– Что с вами произошло? – спрашивал интерн-травматолог, осматривая исполинскую гематому на левом бедре Василия.

– Хотел броситься под поезд! – отвечал Печко. – Но буфером тепловоза меня отшвырнуло в канаву… Вот бок и отбил!

– А это у вас откуда? – удивленный интерн обнаружил на шее пострадавшего свежую странгуляционную борозду.

– Перед тем как броситься под поезд, я пробовал повеситься! – смущенно отвечал Василий. – Закрепил веревку на крюке для люстры… Когда повесился, крюк вырвало, я упал, ну я и пошел бросаться под поезд…

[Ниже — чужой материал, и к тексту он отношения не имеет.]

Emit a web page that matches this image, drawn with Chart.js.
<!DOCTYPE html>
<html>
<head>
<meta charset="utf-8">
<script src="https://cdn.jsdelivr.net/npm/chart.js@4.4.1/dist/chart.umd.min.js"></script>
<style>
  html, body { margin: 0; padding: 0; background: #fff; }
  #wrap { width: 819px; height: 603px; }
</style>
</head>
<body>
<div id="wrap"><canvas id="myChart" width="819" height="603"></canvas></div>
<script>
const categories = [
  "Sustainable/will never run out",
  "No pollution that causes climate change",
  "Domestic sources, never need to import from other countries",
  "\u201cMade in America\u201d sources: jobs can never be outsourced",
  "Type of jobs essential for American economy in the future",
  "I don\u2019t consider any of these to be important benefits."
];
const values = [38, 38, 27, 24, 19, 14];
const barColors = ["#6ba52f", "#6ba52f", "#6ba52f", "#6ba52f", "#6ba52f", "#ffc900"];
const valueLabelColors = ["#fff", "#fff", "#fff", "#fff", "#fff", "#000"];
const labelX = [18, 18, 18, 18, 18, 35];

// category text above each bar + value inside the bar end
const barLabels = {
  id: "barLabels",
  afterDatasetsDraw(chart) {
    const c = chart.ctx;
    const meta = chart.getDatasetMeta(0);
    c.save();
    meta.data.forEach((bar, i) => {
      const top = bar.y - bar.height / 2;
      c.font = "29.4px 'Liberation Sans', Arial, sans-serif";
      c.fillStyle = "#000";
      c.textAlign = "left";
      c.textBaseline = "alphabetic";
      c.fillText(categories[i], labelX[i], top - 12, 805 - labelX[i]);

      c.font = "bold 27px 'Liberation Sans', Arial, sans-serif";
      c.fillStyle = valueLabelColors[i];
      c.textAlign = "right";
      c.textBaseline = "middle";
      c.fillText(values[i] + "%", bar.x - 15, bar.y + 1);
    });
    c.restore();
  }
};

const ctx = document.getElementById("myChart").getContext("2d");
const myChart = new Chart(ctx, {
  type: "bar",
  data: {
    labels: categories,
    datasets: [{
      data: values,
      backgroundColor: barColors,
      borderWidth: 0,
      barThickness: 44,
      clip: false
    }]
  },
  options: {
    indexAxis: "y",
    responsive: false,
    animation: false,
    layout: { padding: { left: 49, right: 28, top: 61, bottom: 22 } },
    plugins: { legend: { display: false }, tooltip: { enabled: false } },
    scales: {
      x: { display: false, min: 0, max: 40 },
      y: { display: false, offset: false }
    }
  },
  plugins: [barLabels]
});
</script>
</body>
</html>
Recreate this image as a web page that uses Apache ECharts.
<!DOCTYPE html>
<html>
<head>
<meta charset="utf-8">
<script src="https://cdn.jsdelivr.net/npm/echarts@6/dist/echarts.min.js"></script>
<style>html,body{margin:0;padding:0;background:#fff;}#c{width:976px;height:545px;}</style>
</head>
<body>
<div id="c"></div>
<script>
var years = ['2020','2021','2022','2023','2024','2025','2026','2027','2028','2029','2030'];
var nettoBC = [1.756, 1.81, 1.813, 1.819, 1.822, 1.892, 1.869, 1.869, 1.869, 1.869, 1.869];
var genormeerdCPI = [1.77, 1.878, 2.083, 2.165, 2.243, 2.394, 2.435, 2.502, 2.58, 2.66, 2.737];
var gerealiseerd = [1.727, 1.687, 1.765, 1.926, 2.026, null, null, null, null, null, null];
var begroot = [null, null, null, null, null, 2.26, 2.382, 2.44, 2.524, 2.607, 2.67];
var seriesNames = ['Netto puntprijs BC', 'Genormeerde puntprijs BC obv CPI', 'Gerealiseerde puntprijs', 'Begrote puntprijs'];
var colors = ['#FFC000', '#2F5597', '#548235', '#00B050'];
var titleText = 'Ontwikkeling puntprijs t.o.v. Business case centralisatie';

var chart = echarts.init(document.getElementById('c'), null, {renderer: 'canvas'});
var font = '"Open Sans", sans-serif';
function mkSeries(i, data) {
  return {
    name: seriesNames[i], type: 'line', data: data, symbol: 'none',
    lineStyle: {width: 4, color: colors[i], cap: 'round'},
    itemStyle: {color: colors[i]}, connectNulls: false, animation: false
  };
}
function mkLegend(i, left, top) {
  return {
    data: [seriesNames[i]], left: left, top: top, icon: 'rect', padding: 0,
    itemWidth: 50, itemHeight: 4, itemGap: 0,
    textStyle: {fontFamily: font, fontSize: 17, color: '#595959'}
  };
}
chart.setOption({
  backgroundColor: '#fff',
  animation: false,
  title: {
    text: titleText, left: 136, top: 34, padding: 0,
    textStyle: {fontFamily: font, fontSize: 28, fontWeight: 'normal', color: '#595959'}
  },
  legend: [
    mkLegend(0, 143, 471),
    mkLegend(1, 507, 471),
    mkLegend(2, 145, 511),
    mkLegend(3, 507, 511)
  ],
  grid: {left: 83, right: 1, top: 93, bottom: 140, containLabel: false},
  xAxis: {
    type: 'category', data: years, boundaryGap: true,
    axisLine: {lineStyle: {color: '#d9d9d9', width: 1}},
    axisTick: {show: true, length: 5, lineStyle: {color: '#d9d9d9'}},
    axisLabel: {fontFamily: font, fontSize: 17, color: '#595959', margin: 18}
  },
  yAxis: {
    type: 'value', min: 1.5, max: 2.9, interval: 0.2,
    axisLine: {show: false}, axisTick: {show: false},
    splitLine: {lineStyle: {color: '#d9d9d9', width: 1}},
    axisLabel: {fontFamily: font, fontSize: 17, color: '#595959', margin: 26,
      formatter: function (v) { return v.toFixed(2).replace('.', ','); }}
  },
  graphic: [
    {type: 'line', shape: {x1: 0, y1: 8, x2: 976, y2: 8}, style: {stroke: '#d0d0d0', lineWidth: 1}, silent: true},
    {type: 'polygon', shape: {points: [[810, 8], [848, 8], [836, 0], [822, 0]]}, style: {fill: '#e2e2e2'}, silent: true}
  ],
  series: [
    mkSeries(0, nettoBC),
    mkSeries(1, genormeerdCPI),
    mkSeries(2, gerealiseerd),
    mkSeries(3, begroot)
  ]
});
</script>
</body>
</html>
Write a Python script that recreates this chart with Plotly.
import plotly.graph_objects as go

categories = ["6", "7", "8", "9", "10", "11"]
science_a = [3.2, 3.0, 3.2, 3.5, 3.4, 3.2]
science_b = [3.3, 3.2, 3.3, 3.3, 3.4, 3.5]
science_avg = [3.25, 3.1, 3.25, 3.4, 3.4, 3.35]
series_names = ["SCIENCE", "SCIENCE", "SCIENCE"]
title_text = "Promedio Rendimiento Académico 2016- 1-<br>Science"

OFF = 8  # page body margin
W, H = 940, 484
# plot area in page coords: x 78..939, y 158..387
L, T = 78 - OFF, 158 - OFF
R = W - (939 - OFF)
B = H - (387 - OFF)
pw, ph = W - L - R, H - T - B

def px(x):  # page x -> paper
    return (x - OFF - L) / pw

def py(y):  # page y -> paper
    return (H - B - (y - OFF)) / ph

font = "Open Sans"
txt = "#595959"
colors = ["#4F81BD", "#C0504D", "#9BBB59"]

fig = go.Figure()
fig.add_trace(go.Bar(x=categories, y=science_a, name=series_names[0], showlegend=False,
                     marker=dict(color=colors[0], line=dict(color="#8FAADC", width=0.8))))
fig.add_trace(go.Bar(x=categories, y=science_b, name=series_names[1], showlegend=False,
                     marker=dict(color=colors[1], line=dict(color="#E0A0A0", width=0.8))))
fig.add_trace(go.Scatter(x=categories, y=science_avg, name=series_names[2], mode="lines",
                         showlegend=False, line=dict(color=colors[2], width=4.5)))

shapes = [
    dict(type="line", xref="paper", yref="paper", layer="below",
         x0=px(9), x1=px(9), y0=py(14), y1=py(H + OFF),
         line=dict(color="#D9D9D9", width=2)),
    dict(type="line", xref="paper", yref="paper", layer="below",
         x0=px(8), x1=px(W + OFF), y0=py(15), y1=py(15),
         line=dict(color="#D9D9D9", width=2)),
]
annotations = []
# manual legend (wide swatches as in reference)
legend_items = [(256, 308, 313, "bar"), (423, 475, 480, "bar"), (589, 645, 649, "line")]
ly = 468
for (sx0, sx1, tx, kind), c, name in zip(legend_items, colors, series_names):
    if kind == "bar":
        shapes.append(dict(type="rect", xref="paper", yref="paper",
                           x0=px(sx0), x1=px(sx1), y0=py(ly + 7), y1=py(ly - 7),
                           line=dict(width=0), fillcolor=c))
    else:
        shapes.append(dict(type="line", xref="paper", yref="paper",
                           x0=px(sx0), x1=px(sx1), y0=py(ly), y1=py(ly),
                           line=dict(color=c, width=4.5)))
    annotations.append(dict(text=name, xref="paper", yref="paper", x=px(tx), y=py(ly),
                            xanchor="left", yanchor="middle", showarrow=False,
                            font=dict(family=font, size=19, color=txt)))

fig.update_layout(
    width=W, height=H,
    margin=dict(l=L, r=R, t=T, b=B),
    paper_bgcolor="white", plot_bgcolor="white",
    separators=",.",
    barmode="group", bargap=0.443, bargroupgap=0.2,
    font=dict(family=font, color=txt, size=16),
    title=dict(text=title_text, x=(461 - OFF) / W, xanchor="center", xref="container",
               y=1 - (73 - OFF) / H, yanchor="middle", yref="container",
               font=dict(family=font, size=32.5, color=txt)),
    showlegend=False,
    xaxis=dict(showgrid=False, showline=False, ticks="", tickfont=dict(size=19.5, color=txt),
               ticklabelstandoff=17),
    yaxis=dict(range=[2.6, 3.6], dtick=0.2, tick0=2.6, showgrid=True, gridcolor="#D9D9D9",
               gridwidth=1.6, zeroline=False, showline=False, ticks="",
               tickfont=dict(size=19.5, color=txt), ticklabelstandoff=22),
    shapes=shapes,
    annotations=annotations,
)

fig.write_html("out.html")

Озадаченный интерн продолжал осмотр невезучего самоубийцы. Когда Василий снял майку, медики ужаснулись! Весь живот Василия Печко зиял неглубокими колотыми ранами, как будто кто-то решил сделать дуршлаг из брюшной полости!

– А это еще что такое?!

– Перед тем как повеситься, я задумал себя заколоть! – смущенно признался Печко. – Взял кухонный нож… Колол, колол, духа не хватило, вот и решил повеситься!

Из травматологии Василия перевели в третье отделение психиатрической больницы. Больного часто демонстрировали студентам как пример настойчивого, но неудачливого самоубийцы.

Когда все улеглось, Кущь предположил, что неожиданная агрессия Олега, обычно спокойного пациента, связана с переводом его на другой препарат – так сказать, «побочный эффект». После происшествия заведующий пригласил меня в кабинет и зачем-то продемонстрировал свою энтомологическую коллекцию. Я старательно имитировал заинтересованность засушенными бабочками.

– Впредь не лови ворон, Кричевский… хрю! Наши пациенты – это тебе не буги-вуги распевать… хрю!

Кто бы сомневался… хрю!

Железный занавес

Общеизвестен факт активного использования в Советском Союзе психиатрии для усмирения инакомыслия. Диссидентов часто «закрывали» в психбольницах на принудительное лечение.

Казалось, в третьем отделении такой категории пациентов не было…

Но весной 1981 года в отделение поступил мужчина средних лет вполне здорового вида. Пивной живот пациента явно диссонировал с довольно развитой мускулатурой рук и крепкими, как у легкоатлета, ногами. Дополняло образ мужественное лицо с пижонскими старомодными усами а-ля Пуаро. Поверх полосатых пижамных брюк пациент носил бордовую вельветовую рубаху, на ногах у Пуаро красовались паркетные лаковые туфли. Даже для психиатрической больницы это выглядело явным перебором!

Лицо «оригинала» мне показалось до боли знакомым…

– Привет, Гарри! Ты меня не узнал? – Пуаро улыбнулся, блеснув ярким золотом коронки.

Я был в некотором замешательстве.

Не дождавшись ответа, пациент продолжил:

– Я отец Вани Мухина… Иван Мухин-старший!

Ну, конечно же! Как я сразу не узнал?!

Я был уверен, что Иван Мухин-старший отбывает очередной срок, но, как оказалось, он находился на лечении в третьем отделении Львовской областной психиатрической больницы!

Ваня Мухин-младший пришел к нам в девятом классе: крупный, чернявый пацан, слишком сутулый для «плохиша», новенький непредсказуемо оказался круглым двоечником! Что еще хуже – двоечником с хорошим поведением, то есть скучным двоечником! Ваня не хулиганил, не прогуливал, но учился отвратительно! Ваня не то чтобы не хотел нормально учиться – он попросту не мог! Науки Ване не давались! Даже на уроках физкультуры и труда довольно крепкий Ваня умудрялся получать низкие оценки…

Обычно Мухин-младший сидел на задней парте, постоянно рисуя волка из «Ну, погоди!». Одноклассники Ваню игнорировали, как, собственно, и преподаватели…

В конце четверти Ванины двойки исправляли на тройки, чтобы со временем он мог получить хоть какой-то аттестат.